First, do you know what your default is? It might seem strange but some of us automatically trust people until they prove us wrong, and some of us need more time to trust. The more cautious among us may have spent way too much time with untrustworthy people because, the fact is, as a society, we know more about how to destroy trust than we know how to build it.
Most of us start out life by trusting others, so we grow up and expect to be trusted. Then we crash into someone who neither respects nor returns our trust, and we have our first experience of disenchantment. Just keep in mind, if you enter a relationship expecting to be disappointed, you probably will be. (If it seems like you are easily disappointed, ask yourself if your expectations are impossibly high.)

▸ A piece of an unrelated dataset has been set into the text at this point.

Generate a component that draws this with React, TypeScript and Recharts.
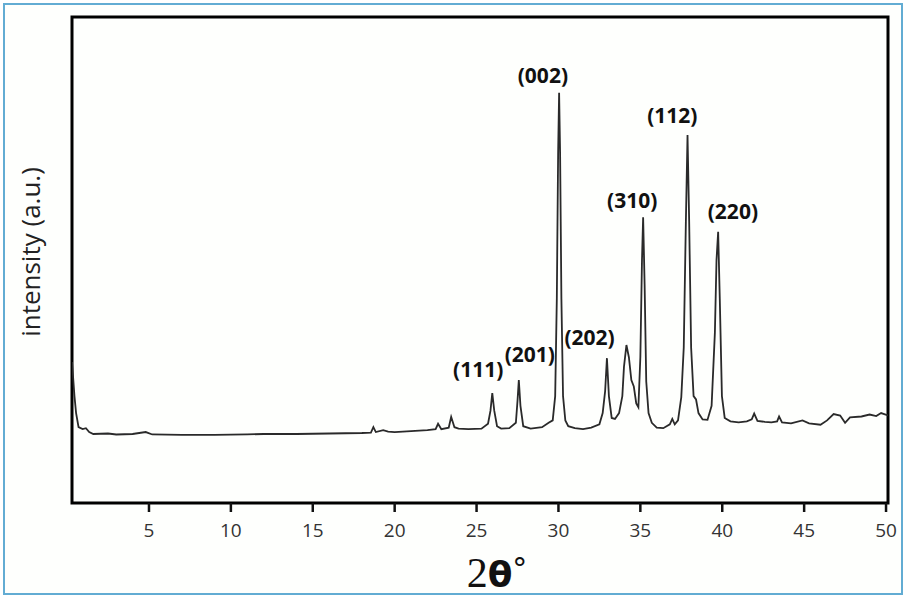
import React from 'react';
import {
  ComposedChart,
  Line,
  XAxis,
  YAxis,
  ReferenceArea,
  ReferenceDot,
} from 'recharts';

// 2θ (degrees) and intensity (a.u., 0-100 scale)
const twoTheta = [
  0.3, 0.45, 0.55, 0.7, 0.95, 1.15, 1.35, 1.6, 2.5, 3.0, 4.0, 4.8, 5.2, 7.0, 9.0,
  11.0, 12.0, 14.0, 16.0, 18.0, 18.55, 18.7, 18.85, 19.3, 19.6, 20.0, 21.0, 22.0,
  22.5, 22.65, 22.85, 23.3, 23.45, 23.65, 23.9, 24.5, 25.3, 25.7, 25.85, 25.96,
  26.08, 26.25, 26.5, 27.0, 27.4, 27.5, 27.58, 27.68, 27.85, 28.3, 29.0, 29.4,
  29.65, 29.8, 29.9, 29.98, 30.04, 30.1, 30.18, 30.28, 30.42, 30.6, 31.0, 31.5,
  32.0, 32.5, 32.7, 32.85, 32.96, 33.08, 33.25, 33.45, 33.7, 33.9, 34.0, 34.15,
  34.3, 34.45, 34.6, 34.75, 34.88, 35.0, 35.1, 35.17, 35.26, 35.36, 35.5, 35.7,
  36.0, 36.4, 36.8, 36.95, 37.1, 37.3, 37.5, 37.65, 37.78, 37.88, 37.98, 38.1,
  38.25, 38.4, 38.55, 38.8, 39.1, 39.35, 39.55, 39.65, 39.75, 39.85, 39.98, 40.15,
  40.5, 41.0, 41.5, 41.8, 41.95, 42.15, 42.6, 43.0, 43.35, 43.47, 43.65, 44.2,
  44.9, 45.3, 46.0, 46.4, 46.8, 47.2, 47.5, 47.8, 48.5, 49.0, 49.4, 49.7, 50.12,
];

const intensity = [
  29, 22, 18.5, 15.6, 15.2, 15.4, 14.6, 14.2, 14.3, 14.1, 14.2, 14.6, 14.1, 14.0,
  14.0, 14.1, 14.2, 14.2, 14.3, 14.4, 14.5, 15.6, 14.6, 15.0, 14.7, 14.6, 14.8,
  15.0, 15.2, 16.3, 15.2, 15.5, 17.7, 15.6, 15.3, 15.2, 15.3, 16.3, 19, 22.6, 19,
  15.8, 15.3, 15.4, 16.5, 21, 25.3, 20, 15.8, 15.3, 15.6, 16.5, 17, 22, 42, 72,
  84.4, 72, 42, 22, 17, 15.8, 15.4, 15.2, 15.5, 16.2, 18.5, 23, 29.8, 22, 17.5,
  17.3, 18.5, 22, 28, 32.5, 30, 25.3, 24, 20.5, 19.7, 30, 50, 58.8, 45, 25, 18.5,
  16.5, 15.5, 15.4, 16.2, 17.3, 16.2, 17, 21.8, 32, 58, 75.7, 58, 32, 22, 21.3,
  18.5, 17.2, 17.1, 20, 35, 50, 55.8, 42, 22, 17.5, 16.8, 16.6, 16.8, 17.2, 18.4,
  16.9, 16.7, 16.6, 16.8, 17.8, 16.6, 16.4, 17.0, 16.4, 16.1, 17.0, 18.3, 18.0,
  16.5, 17.6, 17.8, 18.2, 17.9, 18.5, 18.0,
];

const xTicks = [5, 10, 15, 20, 25, 30, 35, 40, 45, 50];

// Miller index annotations: text, 2θ anchor, intensity anchor
const peakLabels = ['(111)', '(201)', '(002)', '(202)', '(310)', '(112)', '(220)'];
const peakLabelTheta = [25.1, 28.25, 29.05, 31.9, 34.5, 36.95, 40.65];
const peakLabelIntensity = [27.6, 30.6, 88.0, 34.2, 62.4, 79.9, 60.0];

const data = twoTheta.map((t, i) => ({ t, v: intensity[i] }));

const W = 906;
const H = 598;
const PLOT_BOTTOM = 503;

const XTick = (p: any) => (
  <text
    x={p.x}
    y={PLOT_BOTTOM + 34}
    textAnchor="middle"
    fontFamily="Open Sans"
    fontSize={19}
    fill="#333"
  >
    {p.payload.value}
  </text>
);

export default function App() {
  return (
    <div
      style={{
        position: 'absolute',
        left: 0,
        top: 0,
        width: W,
        height: H,
        background: '#fff',
        overflow: 'hidden',
      }}
    >
      <div
        style={{
          position: 'absolute',
          left: 3,
          top: 3,
          width: W - 10,
          height: H - 10,
          border: '2px solid #62acd3',
          background: '#fefffd',
        }}
      />
      <div style={{ position: 'absolute', left: 0, top: 0 }}>
        <ComposedChart
          width={W}
          height={H}
          data={data}
          margin={{ top: 17, right: 18, bottom: 0, left: 72 }}
        >
          <XAxis
            type="number"
            dataKey="t"
            domain={[0.3, 50.12]}
            allowDataOverflow
            ticks={xTicks}
            axisLine={false}
            tickSize={9}
            tickLine={{ stroke: '#111', strokeWidth: 2.5 }}
            tick={<XTick />}
            height={H - PLOT_BOTTOM}
          />
          <YAxis type="number" domain={[0, 100]} hide allowDataOverflow />
          <Line
            type="linear"
            dataKey="v"
            stroke="#2a2a2a"
            strokeWidth={1.8}
            dot={false}
            isAnimationActive={false}
          />
          <ReferenceArea
            x1={0.3}
            x2={50.12}
            y1={0}
            y2={100}
            fill="none"
            stroke="#000"
            strokeWidth={3}
            ifOverflow="visible"
          />
          {peakLabels.map((txt, i) => (
            <ReferenceDot
              key={txt}
              x={peakLabelTheta[i]}
              y={peakLabelIntensity[i]}
              r={0}
              ifOverflow="visible"
              shape={(p: any) => (
                <text
                  x={p.cx}
                  y={p.cy}
                  textAnchor="middle"
                  dominantBaseline="central"
                  fontFamily="Open Sans"
                  fontWeight={700}
                  fontSize={21}
                  fill="#111"
                >
                  {txt}
                </text>
              )}
            />
          ))}
        </ComposedChart>
      </div>
      <svg
        width={W}
        height={H}
        style={{ position: 'absolute', left: 0, top: 0, pointerEvents: 'none' }}
      >
        <text
          x={0}
          y={0}
          transform="translate(40 252) rotate(-90)"
          textAnchor="middle"
          fontFamily="Open Sans"
          fontSize={26}
          fill="#222"
        >
          intensity (a.u.)
        </text>
        <text x={497} y={587} textAnchor="middle" fill="#111">
          <tspan fontFamily="Liberation Serif" fontSize={42}>2</tspan>
          <tspan fontFamily="DejaVu Sans" fontWeight={700} fontSize={36}>θ</tspan>
          <tspan fontFamily="DejaVu Sans" fontSize={30} dy={-8}>°</tspan>
        </text>
      </svg>
    </div>
  );
}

Second, how does the other person compare to others you have, and have had, relationships with? While you can’t see into them, you can look at what’s happening in the space between the two of you. Assuming you’re having a conversation, ask yourself about what’s actually being transmitted back and forth. Does the other person listen to you in a way that feels like it’s the right amount of time? If it feels like too little, they probably don’t recognize that other people might have a different view of the world – like you! While that might not make them untrustworthy, they’re less likely to consider you in anything they’re thinking of. If it feels like it’s too much listening on their part, it could be that you’re fascinating them – or that they’re looking to manipulate you and are ‘collecting data.’ The bottom line is to give consideration to what you are feeling and compare it with what feels right to you. (As your confidence builds, so will your ease with trusting others sooner.)
Finally, keep in mind that like so many other positive things, trust begins with you. You weren’t born to tell the difference at birth. Someone trusted you, you learned to trust them, and the feelings of that relationship became your standard for measuring. Now it is your turn to trust, to be trustworthy, and to be the standard for others. Take the lead and you’ll be one of the usual trustpects!